This course will provide you with an introduction to the psychology, neuroscience, and philosophy of perception. Basically, we will explore how we see, smell, taste, hear, and feel the world. People tend to think, naively, that there is not much to this: with seeing, for example, we simply open our eyes and, hey presto, the world appears. However, there is a huge amount of complicated processing going on (most if not all of it unconsciously), and it is these processes, which have been discovered through empirical investigation, that we will look at. Hopefully, this course will make you question the nature of what is real and what is illusion, and cause you to wonder how we can ever be sure of the difference.
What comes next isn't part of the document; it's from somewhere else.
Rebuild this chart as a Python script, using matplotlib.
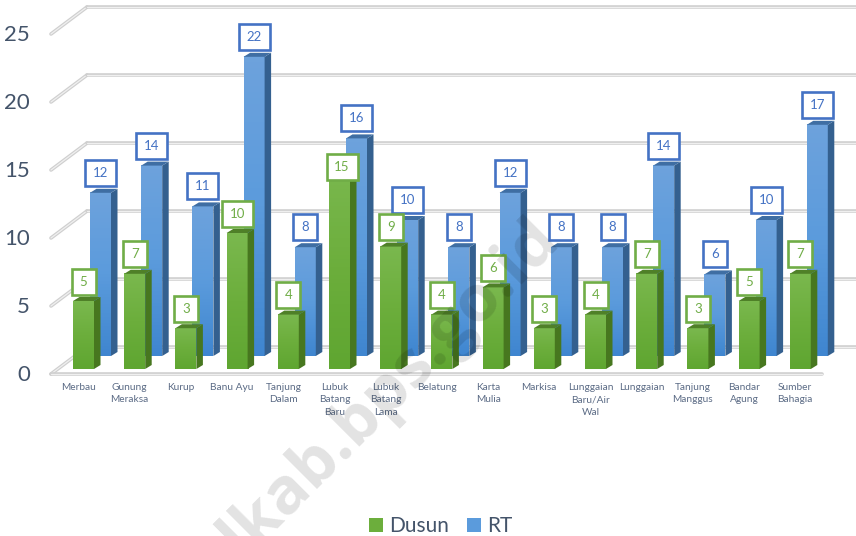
import numpy as np
import matplotlib
matplotlib.use("Agg")
import matplotlib.pyplot as plt
from matplotlib.colors import LinearSegmentedColormap
from matplotlib.patches import Polygon, Rectangle

desa = ["Merbau", "Gunung\nMeraksa", "Kurup", "Banu Ayu", "Tanjung\nDalam",
        "Lubuk\nBatang\nBaru", "Lubuk\nBatang\nLama", "Belatung", "Karta\nMulia",
        "Markisa", "Lunggaian\nBaru/Air\nWal", "Lunggaian", "Tanjung\nManggus",
        "Bandar\nAgung", "Sumber\nBahagia"]
dusun = [5, 7, 3, 10, 4, 15, 9, 4, 6, 3, 4, 7, 3, 5, 7]
rt = [12, 14, 11, 22, 8, 16, 10, 8, 12, 8, 8, 14, 6, 10, 17]
y_ticks = [0, 5, 10, 15, 20, 25]

plt.rcParams['font.family'] = ['Lato', 'DejaVu Sans']

# one category = 51.2 px, one unit = 13.6 px, used for the fake 3d offsets #
PX = 1 / 51.2
PY = 1 / 13.6
W = 856
H = 536

fig = plt.figure(figsize=(W / 100, H / 100), dpi=100)
ax = fig.add_axes([0, 0, 1, 1])
ax.axis("off")
xlim = (-83.5 * PX, (W - 83.5) * PX)
ylim = ((369 - H) * PY, 369 * PY)


def grid_line(xs, ys):
    ax.plot(xs, ys, color="#cfcfcf", lw=2.6, zorder=1, solid_capstyle="round")
    ax.plot(xs, ys, color="#efefef", lw=0.9, zorder=1, solid_capstyle="round")


# walls and floor #
x_front = -32.5 * PX
x_back = 3.5 * PX
y_front = -5 * PY
y_back = 22 * PY
for v in y_ticks:
    grid_line([x_front, x_back], [v + y_front, v + y_back])
    grid_line([x_back, xlim[1] + 0.1], [v + y_back, v + y_back])
grid_line([x_front, 738.5 * PX], [y_front, y_front])
for v in y_ticks:
    ax.text(-53.5 * PX, v - 6 * PY, str(v), ha="right", va="center", fontsize=16, color="#44546a")


def bar_3d(x, val, shift_x, shift_y, front, side, top, z):
    l = x - 10.5 * PX + shift_x
    r = x + 10.5 * PX + shift_x
    b = shift_y
    t = val + shift_y
    dx = 6.5 * PX
    dy = 4 * PY
    cmap = LinearSegmentedColormap.from_list("f", front)
    ax.bar(l, val, width=r - l, bottom=b, align="edge", color=front[1], zorder=z)
    ax.imshow(np.linspace(1, 0, 50).reshape(-1, 1), cmap=cmap, aspect="auto",
              extent=[l, r, b, t], zorder=z + 0.1)
    ax.add_patch(Polygon([(r, b), (r, t), (r + dx, t + dy), (r + dx, b + dy)],
                         fc=side, ec="none", zorder=z + 0.1))
    ax.add_patch(Polygon([(l, t), (l + dx, t + dy), (r + dx, t + dy), (r, t)],
                         fc=top, ec="none", zorder=z + 0.1))


def label_box(x, y, val, color, z):
    w = (24 + 7 * (len(str(val)) - 1)) * PX
    h = 26 * PY
    ax.add_patch(Rectangle((x - w / 2, y - h / 2), w, h, fc="white", ec=color, lw=1.9, zorder=z))
    ax.text(x, y, str(val), ha="center", va="center", fontsize=9.5, color=color, zorder=z + 0.1)


blue = ["#3f86d0", "#5b9bdc", "#6da2dc"]
green = ["#5fa631", "#6cae3c", "#7ab84e"]
for i, val in enumerate(rt):
    bar_3d(i, val, 17 * PX, 13 * PY, blue, "#34608f", "#3f6ea3", 3)
for i, val in enumerate(dusun):
    bar_3d(i, val, 0, 0, green, "#47771f", "#4f8028", 4)

for i, val in enumerate(rt):
    label_box(i + 17 * PX, val + 13 * PY + 20 * PY, val, "#4472c4", 6)
for i, val in enumerate(dusun):
    if val == 15:
        # this label sits on the bar top in the original #
        label_box(i + 2.5 * PX, val - 2 * PY, val, "#70ad47", 7)
    else:
        label_box(i, val + 19.5 * PY, val, "#70ad47", 7)

for i, name in enumerate(desa):
    ax.text(i - 5 * PX, -14 * PY, name, ha="center", va="top", fontsize=7.3,
            color="#5b6b85", linespacing=1.5, zorder=5)

# legend #
h1 = ax.bar(-5, 0, color="#6cae3c", label="Dusun")
h2 = ax.bar(-5, 0, color="#5b9bdc", label="RT")
ax.legend(handles=[h1, h2], loc="center", bbox_to_anchor=(440.5 / W, 1 - 526 / H), ncol=2,
          frameon=False, fontsize=15, handlelength=0.67, handleheight=0.67, handletextpad=0.3,
          columnspacing=0.85, labelcolor="#44546a", borderpad=0)

# watermark #
ax.text(390 * PX - 83.5 * PX, (369 - 388) * PY, "lkab.bps.go.id", rotation=45,
        rotation_mode="anchor", ha="center", va="center", fontsize=47, fontweight="bold",
        family=["Open Sans", "DejaVu Sans"], color="black", alpha=0.115, zorder=9)

ax.set_xlim(*xlim)
ax.set_ylim(*ylim)
fig.savefig("out.png", dpi=100)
It will make you think about the huge complexity of the brain and how it produces the world of experience. You will also be amazed at how much of a talent you have. As vision scientist Donald Hoffman writes in the introduction to his book “Visual Intelligence”:


“Your visual intelligence constructs what you see…in the phenomenal sense: you construct your visual experience. When you look at this book, everything you see, i.e., everything you visually experience, is your construction: the thickness of the spine, the white color and rectangular shape of the pages, the black color and the curved shape of the letters…” 

Perception is our first contact with the world, and it could be argued very strongly, that anything else is an inference. Therefore, the study of perception is very important, as it is the starting point for the rest of scientific knowledge.